Feb. 25, 2000 Researchers from the National Institute of Allergy and Infectious Diseases (NIAID) have identified a new class of compounds that slows the development of a "mad cow"-like prion disease in mice, they report in the February 25 issue of Science. Prion diseases involve aggregation of toxic proteins in the brain, a process blocked by these compounds. If future studies extend these findings to humans, this research may one day benefit not only patients with Creutzfeldt-Jakob disease (CJD), but also patients with non-prion diseases involving protein aggregation such as Alzheimer's disease and type 2 diabetes.
Prions are special proteins believed to be the infectious agents responsible for transmissible spongiform encephalopathies (TSEs), a group of rare, fatal disorders that slowly destroy the brain and nervous system. These diseases include bovine spongiform encephalopathy (BSE, "mad cow disease") in cattle, scrapie in sheep, chronic wasting disease (CWD) in deer and elk, and CJD in humans.
In each case, the brain accumulates abnormal forms of prion protein. Every protein in the body must be folded into a specific three-dimensional shape to be functional. When proteins fold incorrectly, as in prion diseases, they tend to aggregate and cause disease.
Suzette Priola, Ph.D., and colleagues from NIAID's Rocky Mountain Laboratories (RML) in Hamilton, MT, studied the effect of cyclic tetrapyrroles, compounds that include drugs used in cancer therapy, on a TSE disease in mice.
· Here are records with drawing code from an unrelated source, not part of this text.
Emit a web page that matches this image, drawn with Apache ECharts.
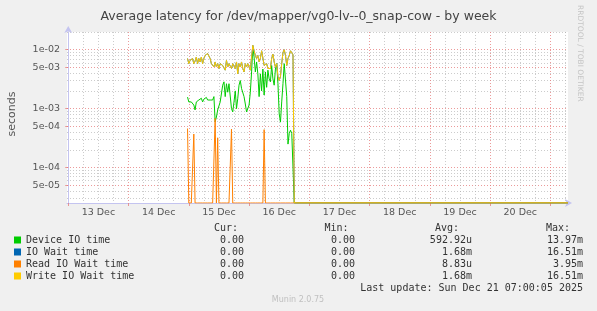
<!DOCTYPE html>
<html><head><meta charset="utf-8">
<script src="https://cdn.jsdelivr.net/npm/echarts@6/dist/echarts.min.js"></script>
<style>html,body{margin:0;padding:0;background:#f0f0f0}#c{width:597px;height:311px}</style>
</head><body><div id="c"></div>
<script>
// ---------- data ----------
const titleText = 'Average latency for /dev/mapper/vg0-lv--0_snap-cow - by week';
const dayLabels = ['13 Dec', '14 Dec', '15 Dec', '16 Dec', '17 Dec', '18 Dec', '19 Dec', '20 Dec'];
const yLabelValues = [5e-5, 1e-4, 5e-4, 1e-3, 5e-3, 1e-2];
// sample times: hours since 13 Dec 00:00
const startHour = 47.5;
const stepHours = 0.5;
const endHour = 199;   // 21 Dec 07:00
const deviceIO = [
  1.57e-3, 1.3e-3, 1.38e-3, 1.3e-3, 1.35e-3, 1.15e-3, 9.5e-4, 1.3e-3, 1.3e-3, 1.4e-3,
  1.3e-3, 1.5e-3, 1.3e-3, 1.45e-3, 1.4e-3, 1.55e-3, 1.4e-3, 1.5e-3, 1.4e-3, 1.45e-3,
  1.4e-3, 1.6e-3, 6.0e-4, 7.2e-4, 9.5e-4, 1.0e-3, 1.3e-3, 1.4e-3, 2.5e-3, 2.85e-3,
  1.6e-3, 2.65e-3, 1.9e-3, 2.65e-3, 2.85e-3, 1.0e-3, 8.8e-4, 1.3e-3, 2.0e-3, 1.0e-3,
  1.5e-3, 2.5e-3, 3.0e-3, 2.2e-3, 2.3e-3, 1.6e-3, 1.2e-3, 8.8e-4, 8.2e-4, 1.15e-3,
  1.9e-3, 4.2e-3, 1.1e-2, 7.5e-3, 4.2e-3, 6.2e-3, 3.9e-3, 1.6e-3, 3.9e-3, 2.0e-3,
  4.7e-3, 1.7e-3, 4.2e-3, 2.3e-3, 4.5e-3, 3.2e-3, 2.85e-3, 5.4e-3, 3.2e-3, 2.5e-3,
  4.7e-3, 5.8e-3, 2.65e-3, 8.2e-4, 5.9e-4, 1.3e-3, 2.65e-3, 5.8e-3, 6.2e-3, 1.6e-3,
  2.5e-4, 3.8e-4, 4.3e-4, 3.8e-4, 1.0e-4, 0
];
const writeIOWait = [
  7.1e-3, 5.8e-3, 6.6e-3, 6.2e-3, 7.1e-3, 5.8e-3, 6.4e-3, 7.5e-3, 5.8e-3, 7.1e-3,
  6.2e-3, 7.5e-3, 5.8e-3, 7.1e-3, 8.0e-3, 8.3e-3, 8.6e-3, 8.8e-3, 7.1e-3, 5.8e-3,
  6.2e-3, 5.1e-3, 6.2e-3, 5.1e-3, 5.8e-3, 4.8e-3, 5.8e-3, 6.2e-3, 5.4e-3, 5.8e-3,
  4.5e-3, 6.6e-3, 5.1e-3, 5.8e-3, 6.2e-3, 4.8e-3, 5.8e-3, 6.2e-3, 4.8e-3, 6.2e-3,
  3.9e-3, 5.8e-3, 5.1e-3, 6.2e-3, 4.8e-3, 4.2e-3, 5.8e-3, 5.1e-3, 5.8e-3, 6.2e-3,
  4.5e-3, 7.5e-3, 1.19e-2, 9.6e-3, 8.0e-3, 7.1e-3, 8.0e-3, 6.2e-3, 7.1e-3, 9.6e-3,
  1.0e-2, 5.4e-3, 5.1e-3, 5.8e-3, 4.8e-3, 5.1e-3, 4.8e-3, 7.1e-3, 8.4e-3, 6.2e-3,
  5.1e-3, 5.8e-3, 3.5e-3, 3.0e-3, 3.5e-3, 5.8e-3, 9.0e-3, 1.0e-2, 8.0e-3, 5.4e-3,
  7.1e-3, 8.0e-3, 9.6e-3, 9.0e-3, 8.2e-3, 0
];
const ioWait = [
  7.1e-3, 5.8e-3, 6.6e-3, 6.2e-3, 7.1e-3, 5.8e-3, 6.4e-3, 7.5e-3, 5.8e-3, 7.1e-3,
  6.2e-3, 7.5e-3, 5.8e-3, 7.1e-3, 8.0e-3, 8.3e-3, 8.6e-3, 8.8e-3, 7.1e-3, 5.8e-3,
  6.2e-3, 5.1e-3, 6.2e-3, 5.1e-3, 5.8e-3, 4.8e-3, 5.8e-3, 6.2e-3, 5.4e-3, 5.8e-3,
  4.5e-3, 6.6e-3, 5.1e-3, 5.8e-3, 6.2e-3, 4.8e-3, 5.8e-3, 6.2e-3, 4.8e-3, 6.2e-3,
  3.9e-3, 5.8e-3, 5.1e-3, 6.2e-3, 4.8e-3, 4.2e-3, 5.8e-3, 5.1e-3, 5.8e-3, 6.2e-3,
  4.5e-3, 7.5e-3, 1.19e-2, 9.6e-3, 8.0e-3, 7.1e-3, 8.0e-3, 6.2e-3, 7.1e-3, 9.6e-3,
  1.0e-2, 5.4e-3, 5.1e-3, 5.8e-3, 4.8e-3, 5.1e-3, 4.8e-3, 7.1e-3, 8.4e-3, 6.2e-3,
  5.1e-3, 5.8e-3, 3.5e-3, 3.0e-3, 3.5e-3, 5.8e-3, 9.0e-3, 1.0e-2, 8.0e-3, 5.4e-3,
  7.1e-3, 8.0e-3, 9.6e-3, 9.0e-3, 8.2e-3, 0
];
const readIOWait = [
  4.6e-4, 0, 0, 0, 0, 3.7e-4, 0, 0, 0, 0,
  0, 0, 0, 0, 0, 0, 0, 0, 0, 0,
  0, 0, 6.8e-4, 0, 3.2e-4, 0, 0, 0, 0, 0,
  0, 0, 0, 0, 0, 4.5e-4, 0, 0, 0, 0,
  0, 0, 0, 0, 0, 0, 0, 0, 0, 0,
  0, 0, 0, 0, 0, 0, 0, 0, 0, 0,
  0, 4.4e-4, 0, 0, 0, 0, 0, 0, 0, 0,
  0, 0, 0, 0, 0, 0, 0, 0, 0, 0,
  0, 0, 0, 0, 0, 0
];
const legendNames = ['Device IO time', 'IO Wait time', 'Read IO Wait time', 'Write IO Wait time'];
const curValues = ['0.00', '0.00', '0.00', '0.00'];
const minValues = ['0.00', '0.00', '0.00', '0.00'];
const avgValues = ['592.92u', '1.68m', '8.83u', '1.68m'];
const maxValues = ['13.97m', '16.51m', '3.95m', '16.51m'];
const lastUpdate = 'Last update: Sun Dec 21 07:00:05 2025';
const versionText = 'Munin 2.0.75';
const sideText = 'RRDTOOL / TOBI OETIKER';

// ---------- styling / helpers ----------
const Y_MIN = 2.5e-5, Y_MAX = 2e-2;
const X_MIN = -0.5;
const colors = ['#00cc00', '#0066b3', '#ff8000', '#ffcc00'];
const MAJOR = 'rgba(230,120,120,0.75)';
const MINOR = 'rgba(170,170,170,0.6)';
const AXIS = '#c4c4f0';

function pairs(arr) {
  const out = arr.map((v, i) => [startHour + i * stepHours, v === 0 ? Y_MIN : v]);
  out.push([endHour, Y_MIN]);
  return out;
}
function fmtExp(v) {
  const e = Math.floor(Math.log10(v) + 1e-9);
  const m = Math.round(v / Math.pow(10, e));
  const s = e < 0 ? '-' : '+';
  const a = Math.abs(e);
  return m + 'e' + s + (a < 10 ? '0' + a : a);
}
const yMinor = [];
for (let d = -5; d <= -2; d++) {
  for (const k of [2, 3, 4, 6, 7, 8, 9]) {
    const v = k * Math.pow(10, d);
    if (v > Y_MIN && v <= Y_MAX * 1.0001) yMinor.push(v);
  }
}
const xMajor = [], xMinor = [], xLabels = [];
for (let h = 0; h <= endHour; h += 6) {
  if (h % 24 === 0) xMajor.push(h); else xMinor.push(h);
}
dayLabels.forEach((d, i) => xLabels.push(12 + 24 * i));

const seriesDefs = [
  ['Device IO time', deviceIO, colors[0]],
  ['IO Wait time', ioWait, colors[1]],
  ['Read IO Wait time', readIOWait, colors[2]],
  ['Write IO Wait time', writeIOWait, colors[3]]
];

const chart = echarts.init(document.getElementById('c'), null, {renderer: 'canvas'});

const graphics = [];
graphics.push({type: 'text', left: 'center', top: 10, style: {text: titleText, font: '12.5px "DejaVu Sans"', fill: '#444'}});
graphics.push({type: 'text', x: 584, y: 5, rotation: -Math.PI / 2, style: {text: sideText, font: '7.5px "DejaVu Sans"', fill: '#c4c4c4'}});
graphics.push({type: 'text', x: 12, y: 114, rotation: Math.PI / 2, style: {text: 'seconds', font: '11px "DejaVu Sans"', fill: '#555', align: 'center', verticalAlign: 'middle'}});
const mono = '10px "DejaVu Sans Mono"';
const hdrY = 228, rowY0 = 240, rowDY = 12;
[['Cur:', 238], ['Min:', 348.5], ['Avg:', 459], ['Max:', 570]].forEach(([t, x]) => {
  graphics.push({type: 'text', x: x, y: hdrY, style: {text: t, font: mono, fill: '#333', align: 'right', verticalAlign: 'middle'}});
});
legendNames.forEach((n, i) => {
  const y = rowY0 + i * rowDY;
  graphics.push({type: 'rect', shape: {x: 14, y: y - 3.5, width: 7, height: 7}, style: {fill: colors[i]}});
  graphics.push({type: 'text', x: 26, y: y, style: {text: n, font: mono, fill: '#333', verticalAlign: 'middle'}});
  [[curValues, 244], [minValues, 355], [avgValues, 472], [maxValues, 583]].forEach(([arr, x]) => {
    graphics.push({type: 'text', x: x, y: y, style: {text: arr[i], font: mono, fill: '#333', align: 'right', verticalAlign: 'middle'}});
  });
});
graphics.push({type: 'text', x: 583, y: 288, style: {text: lastUpdate, font: mono, fill: '#333', align: 'right', verticalAlign: 'middle'}});
graphics.push({type: 'text', x: 298, y: 300, style: {text: versionText, font: '8px "DejaVu Sans"', fill: '#c0c0c0', align: 'center', verticalAlign: 'middle'}});

const dotted = [1, 2];
chart.setOption({
  animation: false,
  backgroundColor: '#f0f0f0',
  grid: {left: 67, right: 29, top: 32, bottom: 108, show: true, backgroundColor: '#ffffff', borderWidth: 0},
  xAxis: [
    {
      type: 'value', min: X_MIN, max: endHour, position: 'bottom',
      axisLine: {show: true, lineStyle: {color: AXIS, width: 1}, symbol: ['none', 'arrow'], symbolSize: [6, 7], symbolOffset: [0, 4]},
      axisTick: {show: true, customValues: xMajor, length: 3, lineStyle: {color: MAJOR}},
      axisLabel: {customValues: xLabels, margin: 5, color: '#555', fontFamily: 'DejaVu Sans', fontSize: 9.5,
        formatter: v => dayLabels[Math.round((v - 12) / 24)]},
      splitLine: {show: true, lineStyle: {color: MAJOR, type: dotted, width: 1}}
    },
    {
      type: 'value', min: X_MIN, max: endHour, position: 'bottom', show: true,
      axisLine: {show: false}, axisLabel: {show: false},
      axisTick: {show: false, customValues: xMinor},
      splitLine: {show: true, lineStyle: {color: MINOR, type: dotted, width: 1}}
    }
  ],
  yAxis: [
    {
      type: 'log', min: Y_MIN, max: Y_MAX, logBase: 10,
      axisLine: {show: true, lineStyle: {color: AXIS, width: 1}, symbol: ['none', 'arrow'], symbolSize: [6, 7], symbolOffset: [0, 6]},
      axisTick: {show: true, customValues: yLabelValues, length: 3, lineStyle: {color: MAJOR}},
      axisLabel: {customValues: yLabelValues, margin: 7, color: '#555', fontFamily: 'DejaVu Sans', fontSize: 9.5, formatter: v => fmtExp(v)},
      splitLine: {show: true, lineStyle: {color: MAJOR, type: dotted, width: 1}}
    },
    {
      type: 'log', min: Y_MIN, max: Y_MAX, logBase: 10, show: true,
      axisLine: {show: false}, axisLabel: {show: false},
      axisTick: {show: false, customValues: yMinor},
      splitLine: {show: true, lineStyle: {color: MINOR, type: dotted, width: 1}}
    }
  ],
  series: seriesDefs.map(([name, arr, col]) => ({
    name: name, type: 'line', data: pairs(arr), xAxisIndex: 0, yAxisIndex: 0,
    showSymbol: false, symbol: 'none', lineStyle: {color: col, width: 1}, itemStyle: {color: col}, z: 3
  })),
  graphic: graphics
});
</script>
</body></html>
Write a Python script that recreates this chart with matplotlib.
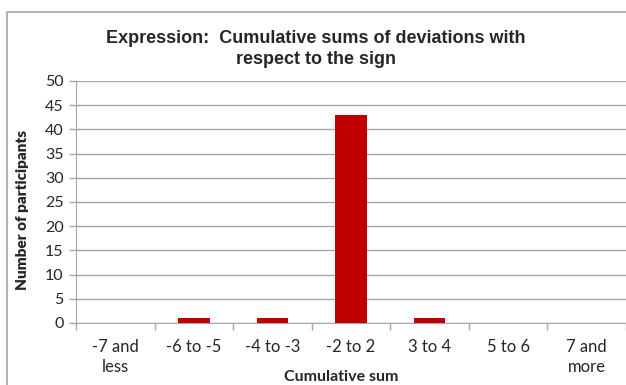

A critical step in the development of TSE diseases occurs when normal prion protein converts to an altered, disease-causing form. Previously, a team from RML had reported that cyclic tetrapyrroles block this conversion in the test tube; now Dr. Priola's team has shown that these same agents significantly slow TSE disease progression in mice.
Dr. Priola's team injected mice with a high dose of scrapie, which causes normal prion proteins to convert to the disease-causing form. The researchers then gave one of three candidate treatment compounds at different times during the 80-day incubation period. When given at the time of injection or when mixed with the injection, the compounds extended survival time dramatically, in some cases by 300 percent. When given later during disease, they had minimal effect. These results suggest that the compounds might delay disease if given prior to or early during infection. They also might be used to treat blood products to inactivate infectious prions. According to this study, however, they would likely be ineffective once the disease develops. "Since diagnosis of CJD in humans can be made only after symptoms appear, we are trying to identify a compound that works later in the disease," explains Dr. Priola. "The extremely wide variety of these compounds available for testing makes our current search for one that can affect disease after the onset of symptoms much more promising."
Treatment for prion diseases has received renewed interest of late. A new variant of CJD appeared in England in 1996, coinciding with a BSE epidemic in that country. Because the new variant closely resembles BSE, health officials believe the disease jumped from cattle to humans. In the western United States, CWD in wild deer and elk has become an increasing concern because of fears it might spread to other species such as cattle and humans. Other diseases, such as Alzheimer's disease and type 2 diabetes, show a similar accumulation of misfolded proteins, although they do not involve prions. Therefore, drugs that block this process might prove effective in treating these disorders as well.
NIAID is a component of the National Institutes of Health (NIH). NIAID conducts and supports research to prevent, diagnose and treat illness such as HIV disease and other sexually transmitted diseases, tuberculosis, malaria, asthma and allergies. NIH is an agency of the U.S. Department of Health and Human Services.
Reference: SA Priola, A Raines, and WS Caughey. Porphyrin and phthalocyanine anti-scrapie compounds. Science 287:1503-06 (2000).